--- Start of Stored rows ---

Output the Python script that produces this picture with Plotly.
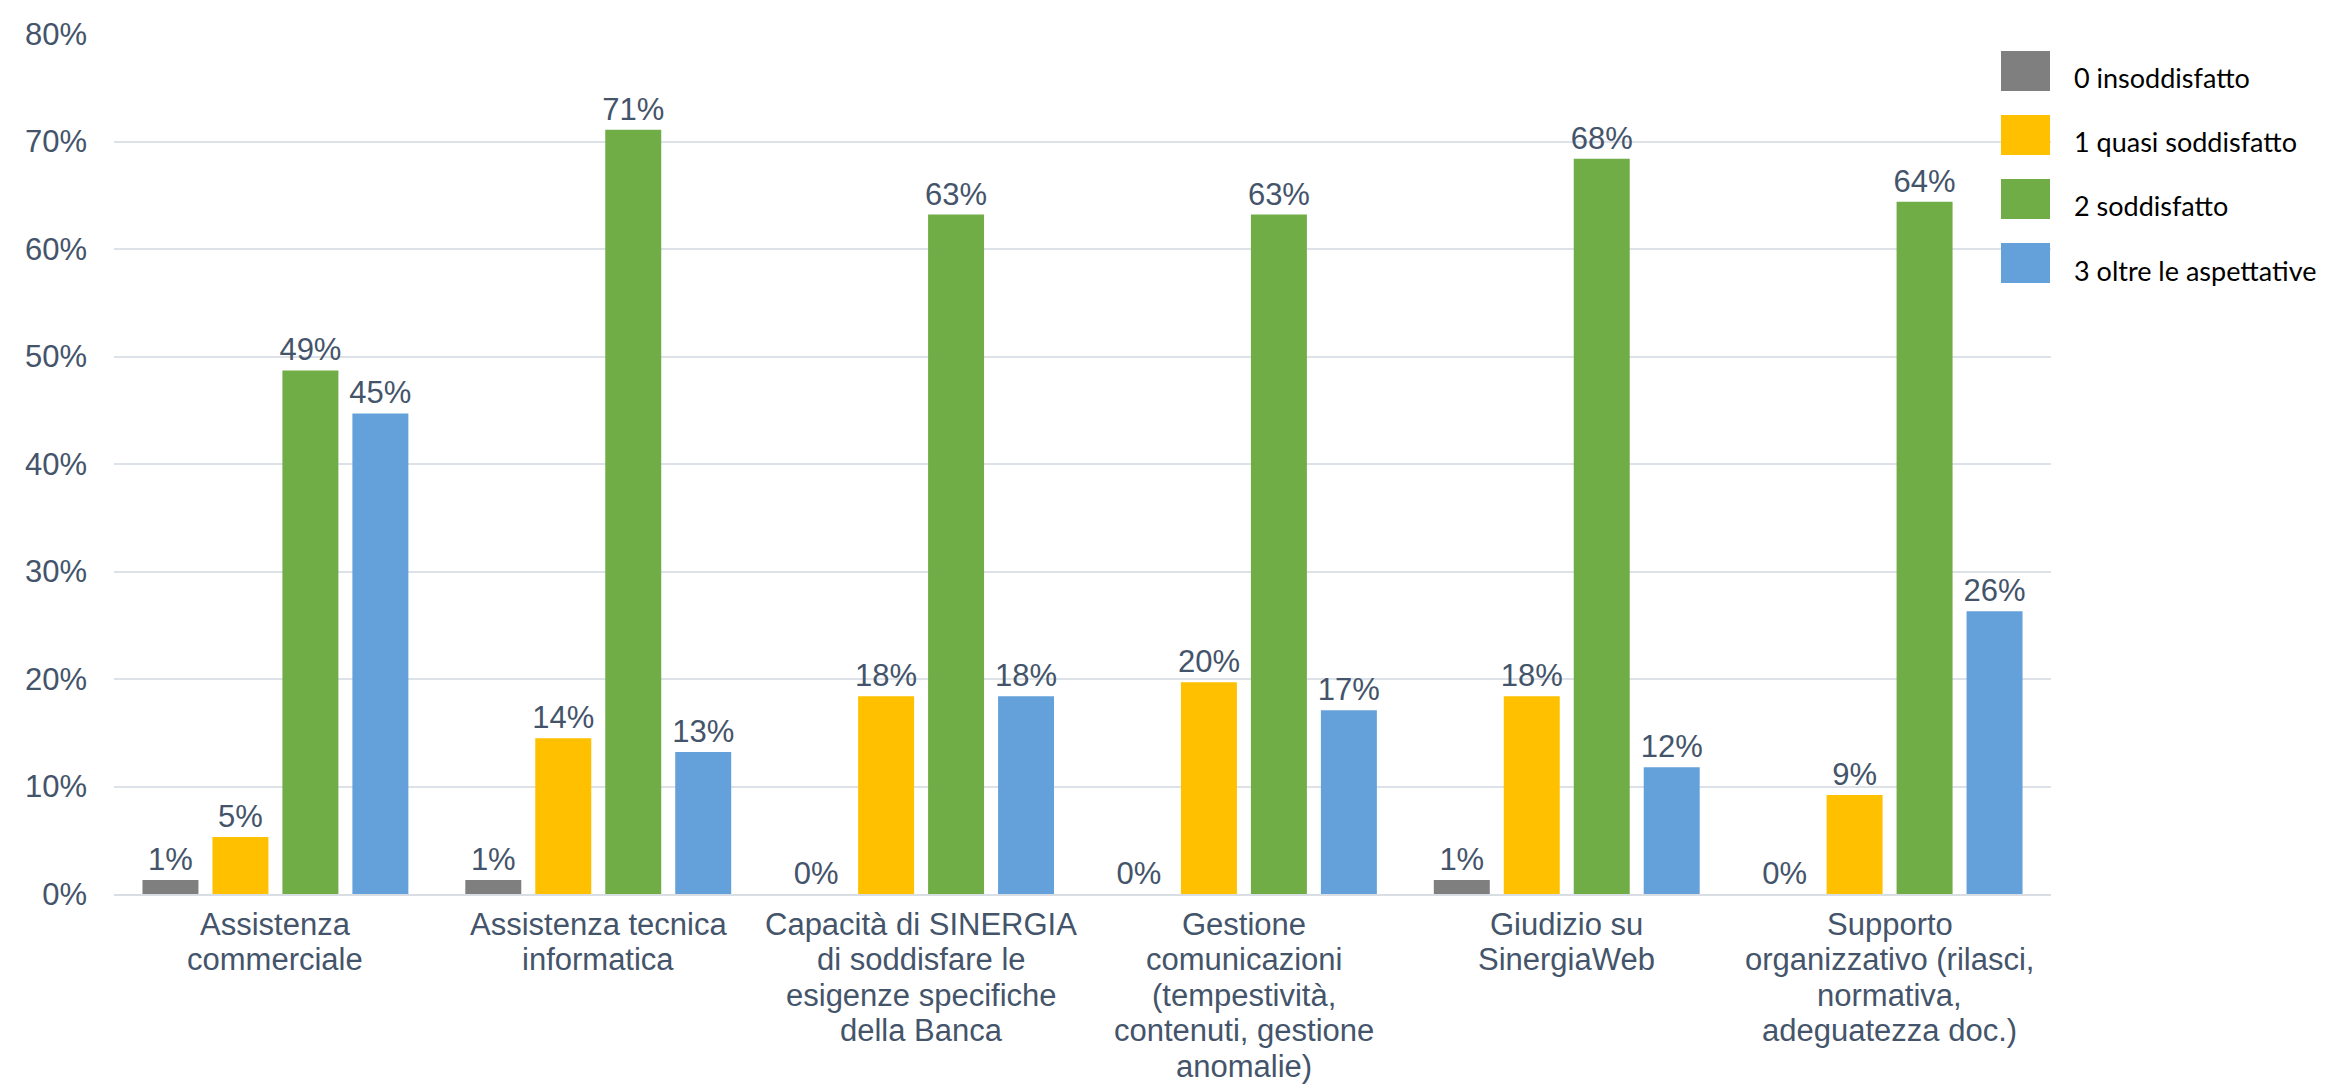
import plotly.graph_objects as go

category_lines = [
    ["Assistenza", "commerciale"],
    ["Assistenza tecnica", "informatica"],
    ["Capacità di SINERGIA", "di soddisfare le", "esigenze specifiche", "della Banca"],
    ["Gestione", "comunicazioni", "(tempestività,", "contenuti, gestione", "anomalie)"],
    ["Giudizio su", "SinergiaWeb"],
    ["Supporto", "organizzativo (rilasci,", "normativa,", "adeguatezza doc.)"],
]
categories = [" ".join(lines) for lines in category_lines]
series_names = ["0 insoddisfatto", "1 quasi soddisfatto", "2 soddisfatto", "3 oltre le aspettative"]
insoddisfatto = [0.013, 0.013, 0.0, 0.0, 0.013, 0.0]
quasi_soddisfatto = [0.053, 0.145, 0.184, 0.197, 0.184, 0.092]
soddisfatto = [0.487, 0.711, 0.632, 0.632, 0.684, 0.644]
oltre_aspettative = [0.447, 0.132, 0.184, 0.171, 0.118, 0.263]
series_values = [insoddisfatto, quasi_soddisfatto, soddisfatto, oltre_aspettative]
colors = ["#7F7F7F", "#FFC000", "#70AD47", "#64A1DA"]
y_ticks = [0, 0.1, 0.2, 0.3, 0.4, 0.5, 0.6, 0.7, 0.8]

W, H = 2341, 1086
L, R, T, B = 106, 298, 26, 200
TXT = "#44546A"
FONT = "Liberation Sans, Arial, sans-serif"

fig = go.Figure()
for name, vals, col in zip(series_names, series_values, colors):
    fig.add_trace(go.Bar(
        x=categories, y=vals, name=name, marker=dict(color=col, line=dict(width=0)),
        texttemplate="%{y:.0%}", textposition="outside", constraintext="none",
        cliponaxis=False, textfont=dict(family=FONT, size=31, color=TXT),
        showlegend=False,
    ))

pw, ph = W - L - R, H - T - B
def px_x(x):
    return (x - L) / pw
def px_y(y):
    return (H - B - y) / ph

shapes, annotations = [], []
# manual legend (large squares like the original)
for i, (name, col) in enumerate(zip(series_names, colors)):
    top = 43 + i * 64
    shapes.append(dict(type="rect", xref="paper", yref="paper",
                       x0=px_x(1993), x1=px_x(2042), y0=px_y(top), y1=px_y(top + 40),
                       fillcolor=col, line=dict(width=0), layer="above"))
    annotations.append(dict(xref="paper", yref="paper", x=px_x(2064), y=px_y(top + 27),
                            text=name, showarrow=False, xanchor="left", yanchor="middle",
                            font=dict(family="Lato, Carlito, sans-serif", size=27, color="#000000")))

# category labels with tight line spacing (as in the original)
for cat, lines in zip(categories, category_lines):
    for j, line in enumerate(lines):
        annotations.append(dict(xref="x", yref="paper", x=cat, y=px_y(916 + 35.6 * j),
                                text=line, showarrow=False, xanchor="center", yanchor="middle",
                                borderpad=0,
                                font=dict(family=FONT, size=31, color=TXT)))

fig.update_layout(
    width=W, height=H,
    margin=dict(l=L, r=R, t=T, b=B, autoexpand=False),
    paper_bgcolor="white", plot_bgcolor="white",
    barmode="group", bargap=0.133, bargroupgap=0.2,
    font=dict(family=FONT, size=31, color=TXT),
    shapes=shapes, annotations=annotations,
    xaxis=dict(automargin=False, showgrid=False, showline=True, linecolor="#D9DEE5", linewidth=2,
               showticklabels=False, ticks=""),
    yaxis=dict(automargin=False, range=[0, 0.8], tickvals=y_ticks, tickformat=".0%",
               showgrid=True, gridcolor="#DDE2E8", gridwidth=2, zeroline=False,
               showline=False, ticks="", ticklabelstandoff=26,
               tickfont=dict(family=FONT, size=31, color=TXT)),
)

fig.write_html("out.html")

--- End of Stored rows ---
--- Start of Stored rows ---

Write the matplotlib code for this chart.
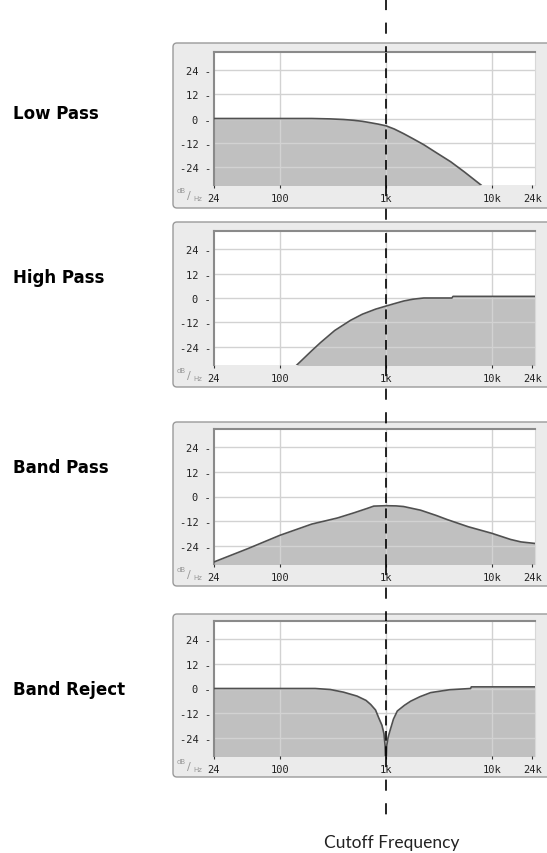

--- End of Stored rows ---

● Direction
Give again, word for word, the lines from the one that contains "Output the Python" to the one that contains "import plotly.graph_objects as go", both included. Omit the pictures.

● Task output
Output the Python script that produces this picture with Plotly.
import plotly.graph_objects as go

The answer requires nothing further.